— Start of STORED DATA —

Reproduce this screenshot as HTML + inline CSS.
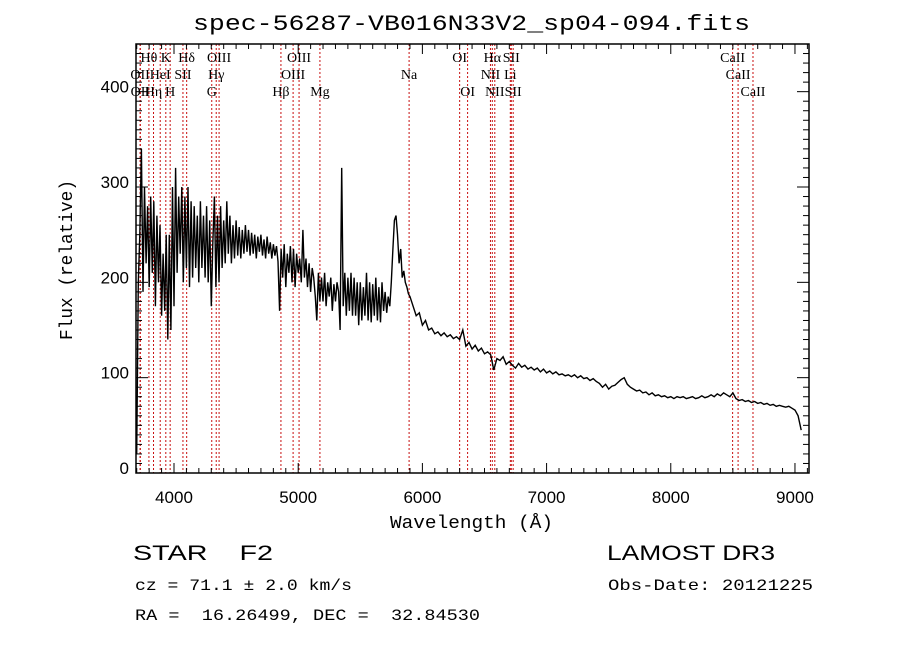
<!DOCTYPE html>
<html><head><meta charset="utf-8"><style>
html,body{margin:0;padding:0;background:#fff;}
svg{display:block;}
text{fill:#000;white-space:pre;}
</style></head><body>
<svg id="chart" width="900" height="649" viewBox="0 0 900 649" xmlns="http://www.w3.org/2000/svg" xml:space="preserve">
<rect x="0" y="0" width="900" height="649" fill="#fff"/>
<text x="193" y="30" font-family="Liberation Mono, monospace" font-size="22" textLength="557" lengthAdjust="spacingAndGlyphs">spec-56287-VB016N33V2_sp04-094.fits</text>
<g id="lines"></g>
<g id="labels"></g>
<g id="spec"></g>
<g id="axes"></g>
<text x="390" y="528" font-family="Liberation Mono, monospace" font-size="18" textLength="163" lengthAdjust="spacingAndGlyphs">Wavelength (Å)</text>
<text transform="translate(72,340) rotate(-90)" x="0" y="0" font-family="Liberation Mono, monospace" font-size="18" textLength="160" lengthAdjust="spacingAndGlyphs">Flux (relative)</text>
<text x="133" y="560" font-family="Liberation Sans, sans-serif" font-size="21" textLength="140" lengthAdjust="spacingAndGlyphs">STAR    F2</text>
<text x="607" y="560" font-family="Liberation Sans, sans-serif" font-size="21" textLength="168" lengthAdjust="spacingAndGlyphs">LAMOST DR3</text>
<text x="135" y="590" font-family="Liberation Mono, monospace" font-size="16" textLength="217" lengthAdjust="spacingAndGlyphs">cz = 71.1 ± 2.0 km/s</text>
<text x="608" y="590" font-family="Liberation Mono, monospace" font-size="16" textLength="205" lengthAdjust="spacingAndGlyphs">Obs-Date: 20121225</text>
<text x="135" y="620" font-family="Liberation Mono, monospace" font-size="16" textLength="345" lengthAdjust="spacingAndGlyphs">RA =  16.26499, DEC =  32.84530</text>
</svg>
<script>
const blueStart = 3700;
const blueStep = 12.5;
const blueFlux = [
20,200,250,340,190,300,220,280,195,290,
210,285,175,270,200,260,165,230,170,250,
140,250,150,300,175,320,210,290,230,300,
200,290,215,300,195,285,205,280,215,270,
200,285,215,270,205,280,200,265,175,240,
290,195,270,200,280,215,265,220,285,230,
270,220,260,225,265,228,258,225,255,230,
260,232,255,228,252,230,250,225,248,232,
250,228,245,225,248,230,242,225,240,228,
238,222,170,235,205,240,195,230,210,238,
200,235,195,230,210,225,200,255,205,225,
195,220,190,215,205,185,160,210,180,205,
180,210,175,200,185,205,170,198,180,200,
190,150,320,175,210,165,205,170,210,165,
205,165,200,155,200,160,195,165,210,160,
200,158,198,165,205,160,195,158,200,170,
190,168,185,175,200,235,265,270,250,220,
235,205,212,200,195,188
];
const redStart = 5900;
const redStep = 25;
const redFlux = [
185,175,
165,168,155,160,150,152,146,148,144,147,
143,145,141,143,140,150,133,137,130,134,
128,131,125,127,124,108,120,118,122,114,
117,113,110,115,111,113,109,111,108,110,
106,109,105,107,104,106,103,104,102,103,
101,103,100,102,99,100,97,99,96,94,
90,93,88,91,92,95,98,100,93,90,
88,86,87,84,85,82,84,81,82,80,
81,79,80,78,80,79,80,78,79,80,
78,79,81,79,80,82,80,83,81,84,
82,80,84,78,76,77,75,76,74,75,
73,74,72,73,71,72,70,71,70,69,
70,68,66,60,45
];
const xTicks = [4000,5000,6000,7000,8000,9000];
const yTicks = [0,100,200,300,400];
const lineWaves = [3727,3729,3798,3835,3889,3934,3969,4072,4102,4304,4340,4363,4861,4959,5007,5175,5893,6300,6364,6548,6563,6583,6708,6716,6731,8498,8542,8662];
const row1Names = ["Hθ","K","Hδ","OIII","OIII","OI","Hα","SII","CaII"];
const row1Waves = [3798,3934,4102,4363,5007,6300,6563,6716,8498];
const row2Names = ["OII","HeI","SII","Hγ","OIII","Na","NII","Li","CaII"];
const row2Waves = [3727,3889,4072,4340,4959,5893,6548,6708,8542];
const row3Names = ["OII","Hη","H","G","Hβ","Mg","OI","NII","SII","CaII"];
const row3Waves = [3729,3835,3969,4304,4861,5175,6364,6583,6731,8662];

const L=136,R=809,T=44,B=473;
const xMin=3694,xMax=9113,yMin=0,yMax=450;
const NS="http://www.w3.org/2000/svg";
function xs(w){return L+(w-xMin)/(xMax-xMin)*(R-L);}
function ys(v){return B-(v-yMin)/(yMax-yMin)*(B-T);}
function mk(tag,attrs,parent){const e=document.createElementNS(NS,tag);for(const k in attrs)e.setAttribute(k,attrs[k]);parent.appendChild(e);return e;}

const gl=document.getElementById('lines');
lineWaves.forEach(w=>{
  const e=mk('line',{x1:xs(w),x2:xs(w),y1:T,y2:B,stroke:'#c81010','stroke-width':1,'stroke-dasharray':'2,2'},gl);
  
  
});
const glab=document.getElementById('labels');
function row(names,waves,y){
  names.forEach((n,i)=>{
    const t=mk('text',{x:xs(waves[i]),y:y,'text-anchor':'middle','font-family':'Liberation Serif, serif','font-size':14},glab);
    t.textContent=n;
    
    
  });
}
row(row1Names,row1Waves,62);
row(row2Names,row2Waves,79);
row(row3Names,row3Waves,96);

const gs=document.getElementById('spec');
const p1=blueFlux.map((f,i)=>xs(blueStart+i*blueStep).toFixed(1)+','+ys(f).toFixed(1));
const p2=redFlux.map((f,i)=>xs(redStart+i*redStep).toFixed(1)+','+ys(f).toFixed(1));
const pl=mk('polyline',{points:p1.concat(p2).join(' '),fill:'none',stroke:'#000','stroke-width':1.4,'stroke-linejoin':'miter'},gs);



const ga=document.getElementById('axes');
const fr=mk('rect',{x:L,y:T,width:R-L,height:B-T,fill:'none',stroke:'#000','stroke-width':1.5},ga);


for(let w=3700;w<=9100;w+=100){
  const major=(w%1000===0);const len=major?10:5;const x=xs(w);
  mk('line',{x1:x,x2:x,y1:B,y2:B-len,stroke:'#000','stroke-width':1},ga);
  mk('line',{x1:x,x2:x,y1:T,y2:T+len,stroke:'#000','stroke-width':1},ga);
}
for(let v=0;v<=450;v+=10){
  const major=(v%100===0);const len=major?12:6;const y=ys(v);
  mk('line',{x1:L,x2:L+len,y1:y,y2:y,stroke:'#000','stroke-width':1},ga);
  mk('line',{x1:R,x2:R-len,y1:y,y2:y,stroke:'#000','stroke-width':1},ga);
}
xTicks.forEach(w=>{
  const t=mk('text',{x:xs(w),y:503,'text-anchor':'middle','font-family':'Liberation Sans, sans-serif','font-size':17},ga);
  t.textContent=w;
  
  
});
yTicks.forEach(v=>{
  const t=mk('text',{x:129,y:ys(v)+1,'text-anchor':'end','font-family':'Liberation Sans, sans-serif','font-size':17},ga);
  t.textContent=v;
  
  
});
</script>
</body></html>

— End of STORED DATA —

TASK
Output the lines above in full and exactly as given, omitting any pictures.

RESULT FOR THIS TASK
Reproduce this screenshot as HTML + inline CSS.
<!DOCTYPE html>
<html><head><meta charset="utf-8"><style>
html,body{margin:0;padding:0;background:#fff;}
svg{display:block;}
text{fill:#000;white-space:pre;}
</style></head><body>
<svg id="chart" width="900" height="649" viewBox="0 0 900 649" xmlns="http://www.w3.org/2000/svg" xml:space="preserve">
<rect x="0" y="0" width="900" height="649" fill="#fff"/>
<text x="193" y="30" font-family="Liberation Mono, monospace" font-size="22" textLength="557" lengthAdjust="spacingAndGlyphs">spec-56287-VB016N33V2_sp04-094.fits</text>
<g id="lines"></g>
<g id="labels"></g>
<g id="spec"></g>
<g id="axes"></g>
<text x="390" y="528" font-family="Liberation Mono, monospace" font-size="18" textLength="163" lengthAdjust="spacingAndGlyphs">Wavelength (Å)</text>
<text transform="translate(72,340) rotate(-90)" x="0" y="0" font-family="Liberation Mono, monospace" font-size="18" textLength="160" lengthAdjust="spacingAndGlyphs">Flux (relative)</text>
<text x="133" y="560" font-family="Liberation Sans, sans-serif" font-size="21" textLength="140" lengthAdjust="spacingAndGlyphs">STAR    F2</text>
<text x="607" y="560" font-family="Liberation Sans, sans-serif" font-size="21" textLength="168" lengthAdjust="spacingAndGlyphs">LAMOST DR3</text>
<text x="135" y="590" font-family="Liberation Mono, monospace" font-size="16" textLength="217" lengthAdjust="spacingAndGlyphs">cz = 71.1 ± 2.0 km/s</text>
<text x="608" y="590" font-family="Liberation Mono, monospace" font-size="16" textLength="205" lengthAdjust="spacingAndGlyphs">Obs-Date: 20121225</text>
<text x="135" y="620" font-family="Liberation Mono, monospace" font-size="16" textLength="345" lengthAdjust="spacingAndGlyphs">RA =  16.26499, DEC =  32.84530</text>
</svg>
<script>
const blueStart = 3700;
const blueStep = 12.5;
const blueFlux = [
20,200,250,340,190,300,220,280,195,290,
210,285,175,270,200,260,165,230,170,250,
140,250,150,300,175,320,210,290,230,300,
200,290,215,300,195,285,205,280,215,270,
200,285,215,270,205,280,200,265,175,240,
290,195,270,200,280,215,265,220,285,230,
270,220,260,225,265,228,258,225,255,230,
260,232,255,228,252,230,250,225,248,232,
250,228,245,225,248,230,242,225,240,228,
238,222,170,235,205,240,195,230,210,238,
200,235,195,230,210,225,200,255,205,225,
195,220,190,215,205,185,160,210,180,205,
180,210,175,200,185,205,170,198,180,200,
190,150,320,175,210,165,205,170,210,165,
205,165,200,155,200,160,195,165,210,160,
200,158,198,165,205,160,195,158,200,170,
190,168,185,175,200,235,265,270,250,220,
235,205,212,200,195,188
];
const redStart = 5900;
const redStep = 25;
const redFlux = [
185,175,
165,168,155,160,150,152,146,148,144,147,
143,145,141,143,140,150,133,137,130,134,
128,131,125,127,124,108,120,118,122,114,
117,113,110,115,111,113,109,111,108,110,
106,109,105,107,104,106,103,104,102,103,
101,103,100,102,99,100,97,99,96,94,
90,93,88,91,92,95,98,100,93,90,
88,86,87,84,85,82,84,81,82,80,
81,79,80,78,80,79,80,78,79,80,
78,79,81,79,80,82,80,83,81,84,
82,80,84,78,76,77,75,76,74,75,
73,74,72,73,71,72,70,71,70,69,
70,68,66,60,45
];
const xTicks = [4000,5000,6000,7000,8000,9000];
const yTicks = [0,100,200,300,400];
const lineWaves = [3727,3729,3798,3835,3889,3934,3969,4072,4102,4304,4340,4363,4861,4959,5007,5175,5893,6300,6364,6548,6563,6583,6708,6716,6731,8498,8542,8662];
const row1Names = ["Hθ","K","Hδ","OIII","OIII","OI","Hα","SII","CaII"];
const row1Waves = [3798,3934,4102,4363,5007,6300,6563,6716,8498];
const row2Names = ["OII","HeI","SII","Hγ","OIII","Na","NII","Li","CaII"];
const row2Waves = [3727,3889,4072,4340,4959,5893,6548,6708,8542];
const row3Names = ["OII","Hη","H","G","Hβ","Mg","OI","NII","SII","CaII"];
const row3Waves = [3729,3835,3969,4304,4861,5175,6364,6583,6731,8662];

const L=136,R=809,T=44,B=473;
const xMin=3694,xMax=9113,yMin=0,yMax=450;
const NS="http://www.w3.org/2000/svg";
function xs(w){return L+(w-xMin)/(xMax-xMin)*(R-L);}
function ys(v){return B-(v-yMin)/(yMax-yMin)*(B-T);}
function mk(tag,attrs,parent){const e=document.createElementNS(NS,tag);for(const k in attrs)e.setAttribute(k,attrs[k]);parent.appendChild(e);return e;}

const gl=document.getElementById('lines');
lineWaves.forEach(w=>{
  const e=mk('line',{x1:xs(w),x2:xs(w),y1:T,y2:B,stroke:'#c81010','stroke-width':1,'stroke-dasharray':'2,2'},gl);
  
  
});
const glab=document.getElementById('labels');
function row(names,waves,y){
  names.forEach((n,i)=>{
    const t=mk('text',{x:xs(waves[i]),y:y,'text-anchor':'middle','font-family':'Liberation Serif, serif','font-size':14},glab);
    t.textContent=n;
    
    
  });
}
row(row1Names,row1Waves,62);
row(row2Names,row2Waves,79);
row(row3Names,row3Waves,96);

const gs=document.getElementById('spec');
const p1=blueFlux.map((f,i)=>xs(blueStart+i*blueStep).toFixed(1)+','+ys(f).toFixed(1));
const p2=redFlux.map((f,i)=>xs(redStart+i*redStep).toFixed(1)+','+ys(f).toFixed(1));
const pl=mk('polyline',{points:p1.concat(p2).join(' '),fill:'none',stroke:'#000','stroke-width':1.4,'stroke-linejoin':'miter'},gs);



const ga=document.getElementById('axes');
const fr=mk('rect',{x:L,y:T,width:R-L,height:B-T,fill:'none',stroke:'#000','stroke-width':1.5},ga);


for(let w=3700;w<=9100;w+=100){
  const major=(w%1000===0);const len=major?10:5;const x=xs(w);
  mk('line',{x1:x,x2:x,y1:B,y2:B-len,stroke:'#000','stroke-width':1},ga);
  mk('line',{x1:x,x2:x,y1:T,y2:T+len,stroke:'#000','stroke-width':1},ga);
}
for(let v=0;v<=450;v+=10){
  const major=(v%100===0);const len=major?12:6;const y=ys(v);
  mk('line',{x1:L,x2:L+len,y1:y,y2:y,stroke:'#000','stroke-width':1},ga);
  mk('line',{x1:R,x2:R-len,y1:y,y2:y,stroke:'#000','stroke-width':1},ga);
}
xTicks.forEach(w=>{
  const t=mk('text',{x:xs(w),y:503,'text-anchor':'middle','font-family':'Liberation Sans, sans-serif','font-size':17},ga);
  t.textContent=w;
  
  
});
yTicks.forEach(v=>{
  const t=mk('text',{x:129,y:ys(v)+1,'text-anchor':'end','font-family':'Liberation Sans, sans-serif','font-size':17},ga);
  t.textContent=v;
  
  
});
</script>
</body></html>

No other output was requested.